Back to the beginning. Starting all over. Down to the basics. Square One is all of those things. I’m guessing that’s what it’s going to be like for us when… when we can gather again to worship together… when we can sit down in restaurants together again… when children will again pile into classrooms and onto playing fields together. As of today, we don’t know when that will be. But it is a hope that it will be again one day.
Square One is also how Eugene Peterson describes the life of faith. In a collection of his writings entitled Subversive Spirituality he claims we must never lose sight of “Square One: God said.” Yes, we sometimes call the Bible God’s Word. And Peterson affirms that “Holy Scripture [is] the text for Christian spirituality.” But Peterson insists that God is still speaking. And that we do well to be listening. He is very specific about the effects of God’s speaking:
When God speaks it is not in explanation of all the things that we have not been able to find answers to from our parents or in books or from reading tea leaves. God’s Word is not, in essence, information or gossip or explanation. God’s Word makes things happen – he makes something happen in us.”

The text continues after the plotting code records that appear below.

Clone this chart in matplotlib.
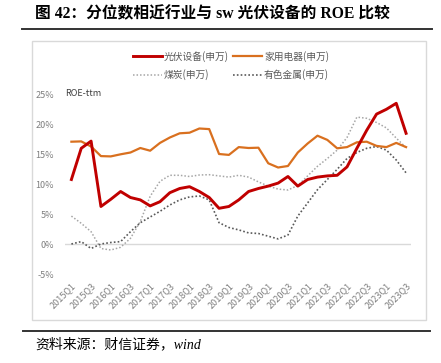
import matplotlib
matplotlib.use("Agg")
import matplotlib.pyplot as plt
from matplotlib.lines import Line2D
from matplotlib.patches import Rectangle

plt.rcParams["font.family"] = ["Noto Sans CJK SC", "DejaVu Sans"]
plt.rcParams["axes.unicode_minus"] = False

# ── Data (ROE-ttm, %) ─────────────────────────────────────────────────────────
quarters = [f"{y}Q{q}" for y in range(2015, 2024) for q in range(1, 5)][:35]

pv = [10.8, 16.0, 17.2, 6.3, 7.5, 8.8, 7.8, 7.4, 6.4, 7.1, 8.6, 9.3, 9.6, 8.8,
      7.8, 6.0, 6.3, 7.4, 8.8, 9.3, 9.7, 10.2, 11.3, 9.7, 10.8, 11.2, 11.4,
      11.5, 12.9, 16.0, 19.0, 21.7, 22.5, 23.5, 18.5]
appliance = [17.1, 17.15, 16.3, 14.7, 14.65, 15.0, 15.3, 16.05, 15.6, 16.9,
             17.8, 18.5, 18.6, 19.3, 19.2, 15.05, 14.9, 16.2, 16.05, 16.1,
             13.5, 12.8, 13.05, 15.3, 16.8, 18.1, 17.4, 16.0, 16.2, 17.0,
             17.1, 16.4, 16.2, 16.9, 16.2]
coal = [4.7, 3.5, 2.1, -0.7, -0.95, -0.5, 1.0, 3.8, 8.0, 10.5, 11.5, 11.5,
        11.3, 11.55, 11.6, 11.4, 11.2, 11.5, 11.2, 10.4, 9.7, 9.2, 9.05, 9.8,
        11.4, 13.0, 14.3, 15.7, 17.8, 21.2, 21.0, 20.3, 19.4, 17.7, 16.1]
metals = [0.05, 0.45, -0.7, 0.05, 0.3, 0.45, 2.1, 3.6, 4.55, 5.5, 6.55, 7.4,
          7.9, 8.05, 7.4, 3.6, 2.8, 2.4, 1.9, 1.8, 1.35, 0.9, 1.55, 4.7, 6.9,
          9.1, 10.8, 12.5, 14.3, 15.3, 16.0, 16.3, 15.7, 14.05, 11.9]

yticks = [-5, 0, 5, 10, 15, 20, 25]

W, H = 441, 363
fig = plt.figure(figsize=(W / 100, H / 100), dpi=100)
ax = fig.add_axes([65 / W, 1 - 274.3 / H, 346 / W, 180 / H])

x = list(range(len(quarters)))
ax.axhline(0, color="#d9d9d9", lw=1.0, zorder=1)
l_coal, = ax.plot(x, coal, color="#a6a6a6", lw=1.1, ls=(0, (1, 1.3)), zorder=2)
l_met, = ax.plot(x, metals, color="#595959", lw=1.2, ls=(0, (1, 1.3)), zorder=2)
l_app, = ax.plot(x, appliance, color="#d9701f", lw=1.6, zorder=3)
l_pv, = ax.plot(x, pv, color="#c00000", lw=2.1, zorder=4)

ax.set_xlim(-0.65, 34.5)
ax.set_ylim(-5, 25)
ax.set_yticks(yticks)
ax.set_yticklabels([f"{v}%" for v in yticks])
ax.set_xticks(x[::2])
ax.set_xticklabels(quarters[::2], rotation=45, ha="right", rotation_mode="anchor")
ax.tick_params(axis="both", length=0, labelsize=6.5, labelcolor="#7f7f7f")
ax.tick_params(axis="y", pad=8)
ax.tick_params(axis="x", pad=5)
for s in ax.spines.values():
    s.set_visible(False)

fig.text(65 / W, 1 - 93 / H, "ROE-ttm", fontsize=6.5, color="#404040", va="center")

fig.legend([l_pv, l_coal, l_app, l_met],
           ["光伏设备(申万)", "煤炭(申万)", "家用电器(申万)", "有色金属(申万)"],
           ncol=2, loc="upper left", bbox_to_anchor=(128 / W, 1 - 46 / H),
           frameon=False, fontsize=7, labelcolor="#595959", handlelength=3.0,
           handletextpad=0.2, columnspacing=0.4, labelspacing=0.75,
           borderpad=0)

# chart frame
fig.patches.append(Rectangle((32 / W, 1 - 320 / H), 394 / W, 279 / H,
                             transform=fig.transFigure, fill=False,
                             edgecolor="#d9d9d9", lw=1.0))

# title and source
fig.text(35 / W, 1 - 14 / H, "图 42：分位数相近行业与 sw 光伏设备的 ROE 比较",
         fontsize=11.3, fontweight="bold", va="center",
         family=["Liberation Serif", "Noto Sans CJK SC"])
fig.add_artist(Line2D([22 / W, 432 / W], [1 - 28.5 / H] * 2,
                      color="#333333", lw=1.4, transform=fig.transFigure))
fig.add_artist(Line2D([23 / W, 430 / W], [1 - 331 / H] * 2,
                      color="#333333", lw=1.4, transform=fig.transFigure))
fig.text(35 / W, 1 - 344 / H, "资料来源：财信证券，wind", fontsize=10,
         style="italic", va="center",
         family=["Liberation Serif", "Noto Sans CJK SC"])

fig.savefig("out.png", dpi=100)
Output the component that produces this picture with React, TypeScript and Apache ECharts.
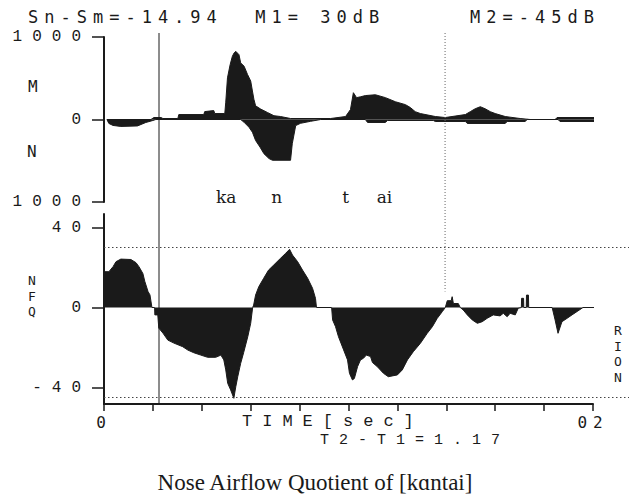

Basically, then, when we go to Square One, when we sit with Holy Scripture, when we listen for a Word from the Lord, we’ll be changed, touched, inspired, healed, stirred… get the idea? If we’ve had the assumption that faith was a noun, a something we have, Peterson suggests we’ve been mistaken. Certainly we will find comfort in Scripture. But we’ll also feel some nudging, prodding even. God’s Word spurs us to an active believing, trusting, hoping, loving, praying. Lots of -ing words. If we’ve been feeling like we’re on a vacation lately, just hanging out, pretty passive – even lazy – because we haven’t been engaged in usual routines, Peterson would urge us to get busy. Go back to “Square One: God said” and listen. And adore the God who is still speaking.
I remember when my great-grandfather was alive and living in a nursing home. We’d visit and I would hear the staff say things like “He can still tie his shoes!” “He can still feed himself!” like these were great celebrations. I was struck by how their comments could have been said about a child. Back to the basics. Starting all over. The simple things. Square One. Peterson says that’s the way it always is for us in the life of faith: “We are always beginners. We become as little children.”
And then Peterson says the most amazing things:
I want to simplify your lives. When others are telling you to read more, I want to tell you to read less; when others are telling you to do more, I want to tell you to do less. The world does not need more of you; it needs more of God. Your friends do not need more of you; they need more of God. And you don’t need more of you; you need more of God. The Christian life consists in what God says to us, not what we say about God. We also, of course, do things and say things, but if we do not return to Square One each time we act, each time we speak, beginning from God and God’s Word, we will soon be found to be practicing a spirituality that has little or nothing to do with God.”
Square One. Let’s meet there, shall we?